Source data:

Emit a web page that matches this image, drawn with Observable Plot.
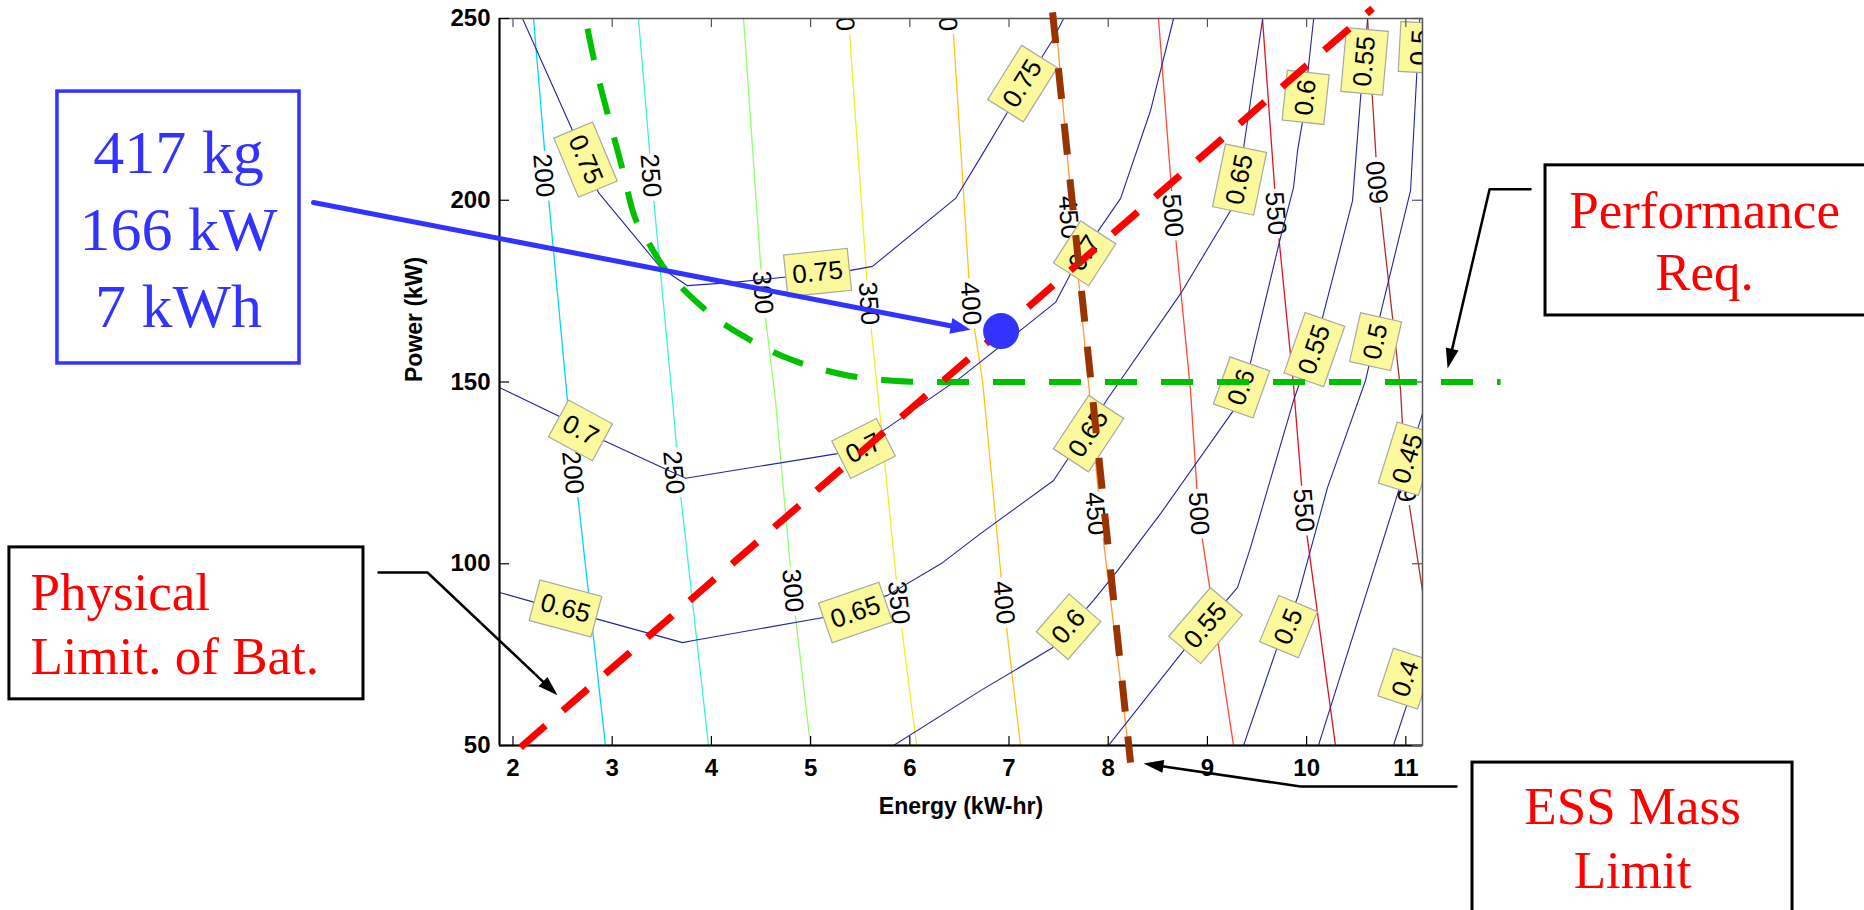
<!DOCTYPE html>
<html><head><meta charset="utf-8">
<script src="https://cdn.jsdelivr.net/npm/d3@7"></script>
<script src="https://cdn.jsdelivr.net/npm/@observablehq/plot@0.6"></script>
<style>html,body{margin:0;padding:0;background:#fff;overflow:hidden}</style>
</head><body><div id="chart"></div>
<script>
// ---------------- data (Energy kWh, Power kW) ----------------
const xTicks = [2,3,4,5,6,7,8,9,10,11];
const yTicks = [50,100,150,200,250];

// ESS mass contours (kg)
const massLevels = [200,250,300,350,400,450,500,550,600];
const massCurves = [
  [[2.207,250],[2.358,200.8],[2.549,144.9],[2.650,119.3],[2.932,50]],
  [[3.265,250],[3.416,200.8],[3.608,144.9],[3.688,119.3],[3.971,50]],
  [[4.324,250],[4.515,174.6],[4.646,144.9],[4.817,92.6],[4.999,50]],
  [[5.382,250],[5.584,171.6],[5.685,144.9],[5.886,89.3],[6.068,50]],
  [[6.430,250],[6.612,171.6],[6.733,150.4],[6.945,89.3],[7.116,50]],
  [[7.469,250],[7.641,195.3],[7.818,144.9],[7.919,113.8],[8.201,50]],
  [[8.507,250],[8.658,195.8],[8.830,147.5],[8.910,113.8],[9.263,50]],
  [[9.555,250],[9.696,196.4],[9.868,149.0],[9.969,114.7],[10.291,50]],
  [[11.199,87.1],[10.997,122.9],[10.947,147.7],[10.715,204.9],[10.614,250]]
];
const massLabelLevel = [200,200,250,250,300,300,350,350,350,400,400,400,450,450,500,500,550,550,600,600];
const massLabelE = [2.307,2.600,3.386,3.618,4.515,4.817,5.335,5.584,5.886,6.370,6.612,6.945,7.600,7.872,8.648,8.910,9.686,9.969,10.715,10.997];
const massLabelP = [206.8,125.1,206.8,125.1,174.6,92.6,252.5,171.6,89.3,252.5,171.6,89.3,195.3,113.8,195.8,113.8,196.4,114.7,204.9,122.9];

// efficiency contours
const effLevels = [0.75,0.7,0.65,0.6,0.55,0.5,0.45,0.4];
const effCurves = [
  [[2.096,250],[2.600,219.2],[2.862,202.1],[3.487,181.5],[3.759,176.5],[4.223,177.4],[5.402,180.7],[5.624,181.8],[6.461,200.5],[6.713,211.8],[6.995,224.7],[7.449,244.5],[7.550,250]],
  [[1.864,148.5],[2.449,140.8],[2.913,133.9],[3.739,123.5],[5.271,130.3],[5.735,136.7],[6.512,151.2],[7.137,164.7],[7.469,171.9],[7.621,179.8],[7.903,191.7],[8.125,200.5],[8.427,224.7],[8.659,250]],
  [[1.864,92.1],[2.227,89.3],[2.832,84.9],[3.709,78.3],[3.820,78.9],[5.130,85.2],[5.775,91.3],[6.330,100.3],[6.713,108.3],[7.449,122.9],[7.994,145.4],[8.730,174.3],[9.234,197.2],[9.365,214.5],[9.557,250]],
  [[5.836,50],[6.713,65.1],[7.439,76.9],[7.852,89.9],[8.094,98.1],[8.528,113.8],[9.263,142.2],[9.435,155.4],[9.737,189.8],[9.868,203.5],[9.909,213.7],[9.960,221.9],[10.071,250]],
  [[8.003,50],[8.759,76.1],[9.304,93.5],[9.435,104.5],[9.868,144.9],[10.160,167.7],[10.463,199.9],[10.544,228.3],[10.615,250]],
  [[9.364,50],[9.717,78.1],[9.909,90.7],[10.211,121.0],[10.594,150.4],[10.745,168.8],[11.048,202.7],[11.140,250]],
  [[10.119,50],[10.875,115.5],[11.168,141.3],[11.300,152]],
  [[10.875,50],[11.168,74.2],[11.300,88]]
];
const effLabelLevel = [0.75,0.75,0.75,0.7,0.7,0.7,0.65,0.65,0.65,0.65,0.6,0.6,0.6,0.55,0.55,0.55,0.5,0.5,0.5,0.45,0.4];
const effLabelE = [2.731,5.070,7.136,2.680,5.534,7.762,2.529,5.453,7.802,9.324,7.600,9.344,9.990,8.981,10.078,10.584,9.818,10.695,11.148,11.020,10.997];
const effLabelP = [211.2,180.1,232.1,136.7,131.7,185.4,87.7,86.6,135.8,205.7,82.7,148.5,228.3,83.0,158.9,238.2,82.7,161.1,242.0,128.9,68.4];

// constraint curves
const perfReq = [[2.751,247.2],[2.811,239.3],[2.953,223.9],[3.114,207.4],[3.205,197.2],[3.356,188.9],[3.507,182.0],[3.689,176.3],[3.860,171.8],[4.062,167.2],[4.324,162.6],[4.566,159.0],[4.828,155.9],[5.070,153.8],[5.372,151.8],[5.675,150.7],[6.007,150.1],[6.400,150],[11.955,150]];
const batLimit = [[2.076,49.5],[10.665,252.8]];
const massLimit = [[7.439,251.7],[8.225,45.3]];
const optimum = [[6.92,164]];

// annotations
const infoLines = ["417 kg","166 kW","7 kWh"];
const infoLineP = [207.4,186.2,165.0];
const infoE = -1.372;
const infoBox = [[-2.592,229.9],[-0.152,155.1]];
const infoArrow = [[-0.011,199.4],[6.612,164.4]];

const batLines = ["Physical","Limit. of Bat."];
const batLineP = [87.4,69.8];
const batE = -2.864;
const batBox = [[-3.076,104.5],[0.493,62.7]];
const batArrow = [[0.644,97.6],[1.138,97.6],[2.449,63.8]];

const perfLines = ["Performance","Req."];
const perfLineP = [192.5,175.2];
const perfE = 14.011;
const perfBox = [[12.408,209.6],[15.705,168.3]];
const perfArrow = [[12.257,203.0],[11.844,203.0],[11.421,153.7]];

const essLines = ["ESS Mass","Limit"];
const essLineP = [28.3,10.9];
const essE = 13.285;
const essBox = [[11.672,45.3],[14.898,-9.1]];
const essArrow = [[11.511,38.7],[9.939,38.7],[8.356,45.05]];

// ---------------- layout & helpers ----------------
const W = 1864, H = 910, mL = 499, mR = 442, mT = 18, mB = 165;
const xDom = [1.864, 11.168], yDom = [50, 250];
const iw = W - mL - mR, ih = H - mT - mB;
const px = E => mL + (E - xDom[0]) / (xDom[1] - xDom[0]) * iw;
const py = P => mT + (yDom[1] - P) / (yDom[1] - yDom[0]) * ih;
const ex = X => xDom[0] + (X - mL) / iw * (xDom[1] - xDom[0]);
const ey = Y => yDom[1] - (Y - mT) / ih * (yDom[1] - yDom[0]);

function angleAlong(curve, E, P) {
  let best = Infinity, ang = 0; const X = px(E), Y = py(P);
  for (let i = 0; i < curve.length - 1; i++) {
    const ax = px(curve[i][0]), ay = py(curve[i][1]), bx = px(curve[i+1][0]), by = py(curve[i+1][1]);
    const dx = bx - ax, dy = by - ay;
    const t = Math.max(0, Math.min(1, ((X - ax) * dx + (Y - ay) * dy) / (dx * dx + dy * dy)));
    const d = Math.hypot(ax + t * dx - X, ay + t * dy - Y);
    if (d < best) { best = d; ang = Math.atan2(dy, dx) * 180 / Math.PI; }
  }
  return ang;
}
function head(pts) {
  const n = pts.length;
  const ax = px(pts[n-2][0]), ay = py(pts[n-2][1]), bx = px(pts[n-1][0]), by = py(pts[n-1][1]);
  return {E: pts[n-1][0], P: pts[n-1][1], angle: Math.atan2(by - ay, bx - ax) * 180 / Math.PI};
}
function shorten(pts, L) {
  const n = pts.length;
  const ax = px(pts[n-2][0]), ay = py(pts[n-2][1]), bx = px(pts[n-1][0]), by = py(pts[n-1][1]);
  const len = Math.hypot(bx - ax, by - ay);
  const nx = bx - (bx - ax) / len * L, ny = by - (by - ay) / len * L;
  return pts.slice(0, n - 1).concat([[ex(nx), ey(ny)]]);
}
const rectSymbol = (w, h) => ({draw(ctx) { ctx.moveTo(-w/2, -h/2); ctx.lineTo(w/2, -h/2); ctx.lineTo(w/2, h/2); ctx.lineTo(-w/2, h/2); ctx.closePath(); }});
const triSymbol = (l, w) => ({draw(ctx) { ctx.moveTo(0, 0); ctx.lineTo(-l, -w/2); ctx.lineTo(-l, w/2); ctx.closePath(); }});

const massColors = ["#00d4ff","#3cf5d2","#90ff70","#eaf22a","#ffc21a","#ff9a3c","#ff4a33","#e0141e","#a83030"];
const navy = "#24249e";

const massRows = massCurves.flatMap((c, i) => c.map(([E, P]) => ({E, P, level: massLevels[i], color: massColors[i]})));
const massLabels = massLabelLevel.map((lv, i) => ({
  E: massLabelE[i], P: massLabelP[i], text: String(lv),
  angle: angleAlong(massCurves[massLevels.indexOf(lv)], massLabelE[i], massLabelP[i])
}));
const effRows = effCurves.flatMap((c, i) => c.map(([E, P]) => ({E, P, level: effLevels[i]})));
const effLabels = effLabelLevel.map((lv, i) => ({
  E: effLabelE[i], P: effLabelP[i], text: String(lv),
  angle: angleAlong(effCurves[effLevels.indexOf(lv)], effLabelE[i], effLabelP[i])
}));

const pts = a => a.map(([E, P]) => ({E, P}));
const boxRow = b => [{x1: b[0][0], y1: b[0][1], x2: b[1][0], y2: b[1][1]}];
const textRows = (lines, Ps, E) => lines.map((t, i) => ({t, E, P: Ps[i]}));

const blackArrows = [batArrow, perfArrow, essArrow];
const blackHeads = blackArrows.map(head);
const blueHead = [head(infoArrow)];
const serif = "'Liberation Serif', 'Times New Roman', serif";

const chart = Plot.plot({
  width: W, height: H,
  marginLeft: mL, marginRight: mR, marginTop: mT, marginBottom: mB,
  x: {domain: xDom},
  y: {domain: yDom},
  style: {fontFamily: "'Liberation Sans', Arial, sans-serif", background: "white", color: "black"},
  marks: [
    // mass contours
    Plot.line(massRows, {x: "E", y: "P", z: "level", stroke: "color", strokeWidth: 1.3, clip: true}),
    Plot.text(massLabels, {x: "E", y: "P", text: "text", rotate: "angle", fontSize: 26, fill: "black",
      stroke: "white", strokeWidth: 9, clip: true}),
    // efficiency contours
    Plot.line(effRows, {x: "E", y: "P", z: "level", stroke: navy, strokeWidth: 1.1, clip: true}),
    Plot.dot(effLabels.filter(d => d.text.length > 3), {x: "E", y: "P", rotate: "angle", r: 10,
      symbol: rectSymbol(64, 42), fill: "#fcf89c", stroke: "#a9a9a0", strokeWidth: 1.2, clip: true}),
    Plot.dot(effLabels.filter(d => d.text.length <= 3), {x: "E", y: "P", rotate: "angle", r: 10,
      symbol: rectSymbol(50, 42), fill: "#fcf89c", stroke: "#a9a9a0", strokeWidth: 1.2, clip: true}),
    Plot.text(effLabels, {x: "E", y: "P", text: "text", rotate: "angle", fontSize: 26, fill: "black", clip: true}),
    // frame, ticks
    Plot.frame({stroke: "#555", strokeWidth: 1.5}),
    Plot.ruleY([yDom[0]], {stroke: "black", strokeWidth: 2}),
    Plot.ruleX([xDom[0]], {stroke: "black", strokeWidth: 2}),
    Plot.tickX(xTicks, {x: d => d, insetTop: ih - 9, stroke: "black", strokeWidth: 1.2}),
    Plot.tickX(xTicks, {x: d => d, insetBottom: ih - 9, stroke: "#555", strokeWidth: 1.2}),
    Plot.tickY(yTicks, {y: d => d, insetRight: iw - 10, stroke: "black", strokeWidth: 1.2}),
    Plot.tickY(yTicks, {y: d => d, insetLeft: iw - 10, stroke: "#555", strokeWidth: 1.2}),
    Plot.axisX(xTicks, {tickSize: 0, tickPadding: 13, fontSize: 24, fontWeight: "bold", label: null}),
    Plot.axisY(yTicks, {tickSize: 0, tickPadding: 9, fontSize: 24, fontWeight: "bold", label: null}),
    Plot.text(["Energy (kW-hr)"], {frameAnchor: "bottom", lineAnchor: "bottom", dy: 68, fontSize: 23, fontWeight: "bold"}),
    Plot.text(["Power (kW)"], {frameAnchor: "left", rotate: -90, dx: -85, fontSize: 23, fontWeight: "bold"}),
    // constraint lines
    Plot.line(pts(perfReq), {x: "E", y: "P", curve: "monotone-x", stroke: "#00c000", strokeWidth: 6, strokeDasharray: "32,24", strokeLinecap: "butt"}),
    Plot.line(pts(batLimit), {x: "E", y: "P", stroke: "#ff0000", strokeWidth: 7, strokeDasharray: "33,23", strokeLinecap: "butt"}),
    Plot.line(pts(massLimit), {x: "E", y: "P", stroke: "#993300", strokeWidth: 7, strokeDasharray: "31,25", strokeLinecap: "butt"}),
    Plot.dot(pts(optimum), {x: "E", y: "P", r: 18, fill: "#3333ff"}),
    // info box + blue arrow
    Plot.line(pts(shorten(infoArrow, 14)), {x: "E", y: "P", stroke: "#3333ff", strokeWidth: 5}),
    Plot.dot(blueHead, {x: "E", y: "P", rotate: "angle", r: 5, symbol: triSymbol(20, 16), fill: "#3333ff"}),
    Plot.rect(boxRow(infoBox), {x1: "x1", x2: "x2", y1: "y1", y2: "y2", fill: "none", stroke: "#3333ff", strokeWidth: 3.5}),
    Plot.text(textRows(infoLines, infoLineP, infoE), {x: "E", y: "P", text: "t", lineAnchor: "bottom",
      fontFamily: serif, fontSize: 62, fill: "#3333ff"}),
    // black annotations
    ...blackArrows.map(a => Plot.line(pts(shorten(a, 12)), {x: "E", y: "P", stroke: "black", strokeWidth: 2.5})),
    Plot.dot(blackHeads, {x: "E", y: "P", rotate: "angle", r: 5, symbol: triSymbol(20, 13), fill: "black"}),
    ...[batBox, perfBox, essBox].map(b => Plot.rect(boxRow(b), {x1: "x1", x2: "x2", y1: "y1", y2: "y2",
      fill: "none", stroke: "black", strokeWidth: 3})),
    Plot.text(textRows(batLines, batLineP, batE), {x: "E", y: "P", text: "t", lineAnchor: "bottom", textAnchor: "start",
      fontFamily: serif, fontSize: 53, fill: "#ff0000"}),
    Plot.text(textRows(perfLines, perfLineP, perfE), {x: "E", y: "P", text: "t", lineAnchor: "bottom",
      fontFamily: serif, fontSize: 53, fill: "#ff0000"}),
    Plot.text(textRows(essLines, essLineP, essE), {x: "E", y: "P", text: "t", lineAnchor: "bottom",
      fontFamily: serif, fontSize: 53, fill: "#ff0000"})
  ]
});
document.getElementById("chart").appendChild(chart);
</script>
</body></html>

What to work on: The lines from the start of the data through the line that contains "const yTicks = [50,100,150,200,250];" are to be returned exactly, please, with both ends included and every picture left out.

Result of this task:
Emit a web page that matches this image, drawn with Observable Plot.
<!DOCTYPE html>
<html><head><meta charset="utf-8">
<script src="https://cdn.jsdelivr.net/npm/d3@7"></script>
<script src="https://cdn.jsdelivr.net/npm/@observablehq/plot@0.6"></script>
<style>html,body{margin:0;padding:0;background:#fff;overflow:hidden}</style>
</head><body><div id="chart"></div>
<script>
// ---------------- data (Energy kWh, Power kW) ----------------
const xTicks = [2,3,4,5,6,7,8,9,10,11];
const yTicks = [50,100,150,200,250];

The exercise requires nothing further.